Судьба удачливого «Моцарта молодого Монпарнаса» (как назвал когда-то Терешковича Поплавский, торопливо добавив — пусть даже «Моцарта, глубоко испорченного Монпарнасом, столь часто спешащего и халтурничающего, но столь же часто переходящего от почти неприятной яркости к чистейшим и нежнейшим высотам ремесла») — Константина Андреевича (Абрамовича) Терешковича заслуживает еще нескольких слов.

Сын известного московского психиатра Константин Терешкович еще в Москве, в детстве (с девяти лет) занимался в студиях Машкова, Юона и Рерберга. Мальчики и девочки в семье увлекались спортом (брат Кости даже был чемпионом), в семье у доктора Терешковича толково воспитывали детей. Пятнадцати лет от роду Терешкович поступил в Московское училище живописи, ваяния и зодчества, начал учиться у Кузнецова, но тут — революция. Терешкович поступил в Красную Армию, попал на санитарный поезд. Одному из биографов он, вероятно, сказал, что с самых одиннадцати лет, с тех самых пор, когда увидел в галерее Щукина французские полотна, он мечтал добраться в Париж — вот и поезд… Но чего только не рассказывают биографам…

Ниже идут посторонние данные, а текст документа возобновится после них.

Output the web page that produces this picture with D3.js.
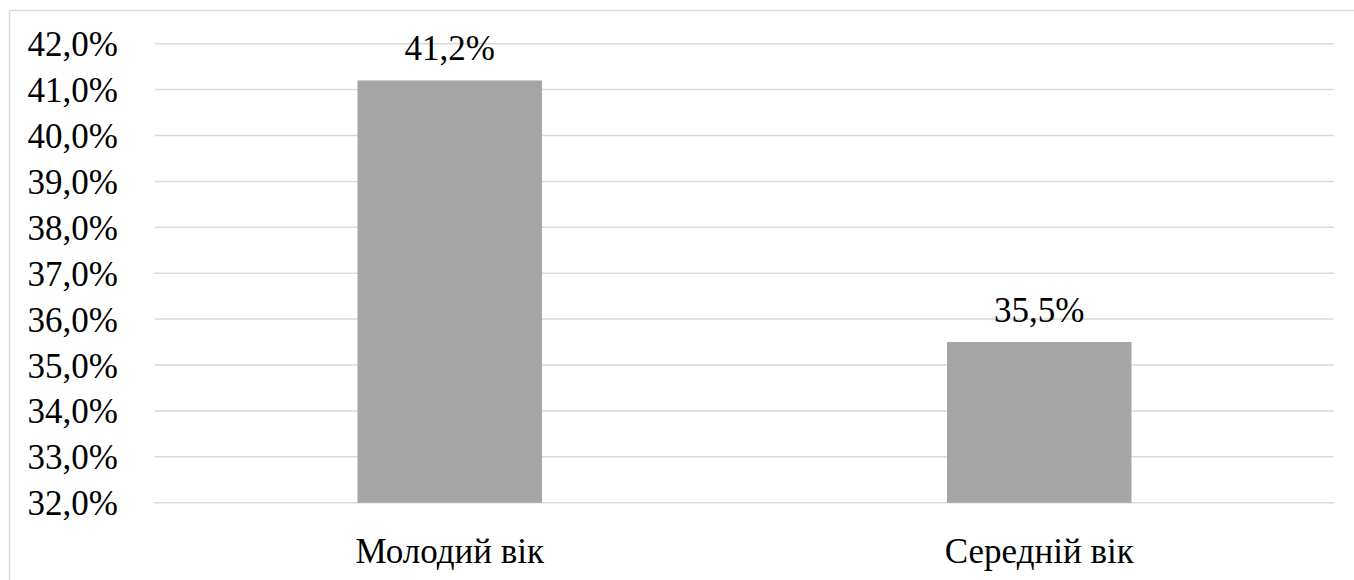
<!DOCTYPE html>
<html><head><meta charset="utf-8">
<script src="https://cdn.jsdelivr.net/npm/d3@7"></script>
</head><body style="margin:0;background:#fff">
<svg id="c" width="1354" height="580"></svg>
<script>
const categories = ["Молодий вік", "Середній вік"];
const values = [41.2, 35.5];
const yTicks = [32, 33, 34, 35, 36, 37, 38, 39, 40, 41, 42];

const svg = d3.select("#c");
const W = 1354, H = 580;
const m = {left:155, right:20, top:43.7, bottom:77.3};
const FONT = '"Liberation Serif"';
const fs = 35;

function serif(sel){
  sel.style("font-family", FONT).style("font-size", fs + "px").attr("fill", "#000");
}

svg.append("rect").attr("x",9.5).attr("y",10.5).attr("width",W+20).attr("height",H+20)
  .attr("fill","#fff").attr("stroke","#d9d9d9").attr("stroke-width",1.5);

const x = d3.scaleBand().domain(categories).range([m.left, W-m.right]).paddingInner(0.687).paddingOuter(0.3435);
const y = d3.scaleLinear().domain([32,42]).range([H-m.bottom, m.top]);

const fmt = v => v.toFixed(1).replace(".", ",") + "%";

svg.append("g").selectAll("line").data(yTicks).join("line")
  .attr("x1", m.left).attr("x2", W-m.right)
  .attr("y1", d=>y(d)).attr("y2", d=>y(d))
  .attr("stroke","#d9d9d9").attr("stroke-width",1.5);

const yAxis = svg.append("g").attr("transform",`translate(${m.left},0)`)
  .call(d3.axisLeft(y).tickValues(yTicks).tickFormat(fmt).tickSize(0).tickPadding(37));
yAxis.select(".domain").remove();
yAxis.attr("font-family", null).attr("font-size", null).attr("text-anchor", null);
yAxis.selectAll("text").call(serif).attr("dy", null)
  .attr("y", 12)
  .attr("x", function(){ return -37 - this.getComputedTextLength(); });

svg.append("g").selectAll("rect").data(values).join("rect")
  .attr("x",(d,i)=>x(categories[i])).attr("width",x.bandwidth())
  .attr("y",d=>y(d)).attr("height",d=>y(32)-y(d))
  .attr("fill","#a5a5a5");

svg.append("g").selectAll("text").data(values).join("text")
  .call(serif)
  .text(fmt)
  .attr("y",d=>y(d)-20)
  .attr("x",function(d,i){ return x(categories[i])+x.bandwidth()/2 - this.getComputedTextLength()/2; });

const xAxis = svg.append("g").attr("transform",`translate(0,${y(32)})`)
  .call(d3.axisBottom(x).tickSize(0).tickPadding(34));
xAxis.select(".domain").remove();
xAxis.attr("font-family", null).attr("font-size", null).attr("text-anchor", null);
xAxis.selectAll("text").call(serif).attr("dy", null)
  .attr("y", 60)
  .attr("x", function(){ return -this.getComputedTextLength()/2; });
</script></body></html>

В Париж он и правда добрался, только через три года, через Крым, Батум, Константинополь, Марсель, с огромными трудностями, без денег и документов — первый подвиг молодой жизни. Здесь он ходил в академию, познакомился с Ларионовым, который проводил его без билета на Русский балет, с левыми вожаками Зданевичем, Ромовым, Кременем, познакомился с Сутиным, который произвел на него большое впечатление, подружился с Поплавским, с добрым монпарнасским гулякой Кислингом, со всем Монпарнасом.

В начале 20-х Терешкович выставляется в Германии, а с 1925-го — в Осеннем салоне в Париже. В 1926 году, поселившись на чердаке у антиквара в старинном бургундском городке Авалоне, Терешкович пишет свой знаменитый портрет старого городского глашатая-бара банщика.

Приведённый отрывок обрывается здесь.